** begin SOURCE EXCERPT **

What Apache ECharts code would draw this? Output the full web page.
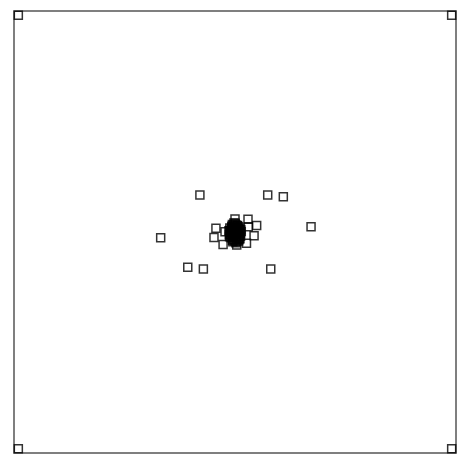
<!DOCTYPE html>
<html>
<head>
<meta charset="utf-8">
<script src="https://cdn.jsdelivr.net/npm/echarts@6/dist/echarts.min.js"></script>
<style>
  html, body { margin: 0; padding: 0; background: #fff; }
</style>
</head>
<body>
<div id="chart" style="width: 473px; height: 462px;"></div>
<script>
// frame corner points
var cornerX = [-100, 100, -100, 100];
var cornerY = [-100, -100, 100, 100];

// scattered points around the cluster
var outerX = [-16.2, 15.1, 22.3, 35.1, -34.3, -21.8, -14.6, 16.5, -8.8, -9.7, -5.5, 10.0, 8.8, 5.3, 6.0, 0.0, 0.8, 6.1, -4.6];
var outerY = [17.1, 17.1, 16.3, 2.4, -2.6, -16.3, -17.1, -17.1, 1.7, -2.5, -5.8, 3.0, -1.7, -5.2, 5.9, 6.0, -6.0, 2.4, 0.1];

// dense core
var coreX = [0.2, -1.1, 1.3, -2.0, 2.1, 0.5, -0.6, 1.8, -1.7, 0.9, -0.3, 2.6, -2.5, 1.0, -1.2, 0.0, 0.4, -0.8, 1.5, -1.5, 2.9, -2.8, 0.7, -0.1, 1.1, -2.2, 2.3, 0.3, -0.5, 1.7, 0.1, -1.0,
  -0.4, 0.6, -1.4, 1.6, -2.3, 2.4, -0.9, 0.8, -1.8, 1.9, 0.0, -0.2, 1.2, -1.3, 2.0, -2.1, 0.3, -0.7, 1.4, -1.6, 2.7, -2.6, 0.5, -0.3, 1.0, -1.1, 2.2, -2.4,
  0.9, -0.5, 1.3, -1.9, 0.1, -0.8, 1.8, -1.2, 0.4, -0.1];
var coreY = [-0.3, 0.8, -1.4, -0.6, 0.9, 1.9, -2.3, -0.2, 1.6, -3.0, 2.7, -1.8, -2.2, 0.4, -0.9, -4.2, 3.4, -3.5, 2.4, 2.6, 0.2, 0.6, -2.6, 1.2, 1.3, -1.5, -3.1, -1.1, 0.1, -4.0, 4.0, -4.5,
  0.3, -0.7, 0.0, 1.0, 0.7, -0.5, -1.6, 2.1, -2.7, -2.9, 1.5, -3.6, 3.0, 2.2, 1.7, -1.0, -2.0, 3.1, -3.4, -0.4, 1.1, -1.3, 0.5, -1.2, 2.9, -3.8, -2.0, 1.8,
  -4.4, 4.1, 0.6, 0.0, -0.8, 1.4, -3.3, 3.5, -5.0, 2.0];

var points = [];
[[cornerX, cornerY], [outerX, outerY], [coreX, coreY]].forEach(function (set) {
  for (var i = 0; i < set[0].length; i++) {
    points.push([set[0][i], set[1][i]]);
  }
});

var chart = echarts.init(document.getElementById('chart'));
chart.setOption({
  animation: false,
  grid: {
    left: 14,
    top: 11,
    width: 442,
    height: 442,
    show: true,
    borderColor: '#555',
    borderWidth: 1.5
  },
  xAxis: {
    type: 'value',
    min: -102,
    max: 102,
    axisLine: { show: false },
    axisTick: { show: false },
    axisLabel: { show: false },
    splitLine: { show: false }
  },
  yAxis: {
    type: 'value',
    min: -102,
    max: 102,
    axisLine: { show: false },
    axisTick: { show: false },
    axisLabel: { show: false },
    splitLine: { show: false }
  },
  series: [
    {
      type: 'scatter',
      symbol: 'rect',
      symbolSize: 8,
      itemStyle: {
        color: 'rgba(0,0,0,0)',
        borderColor: '#000',
        borderWidth: 1.5
      },
      data: points
    }
  ]
});
</script>
</body>
</html>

** end SOURCE EXCERPT **

## WHAT THIS TASK INVOLVES
From the first line above through the line containing "var cornerY = [-100, -100, 100, 100];", copy everything exactly, without the pictures.

## REPLY TO THE TASK
What Apache ECharts code would draw this? Output the full web page.
<!DOCTYPE html>
<html>
<head>
<meta charset="utf-8">
<script src="https://cdn.jsdelivr.net/npm/echarts@6/dist/echarts.min.js"></script>
<style>
  html, body { margin: 0; padding: 0; background: #fff; }
</style>
</head>
<body>
<div id="chart" style="width: 473px; height: 462px;"></div>
<script>
// frame corner points
var cornerX = [-100, 100, -100, 100];
var cornerY = [-100, -100, 100, 100];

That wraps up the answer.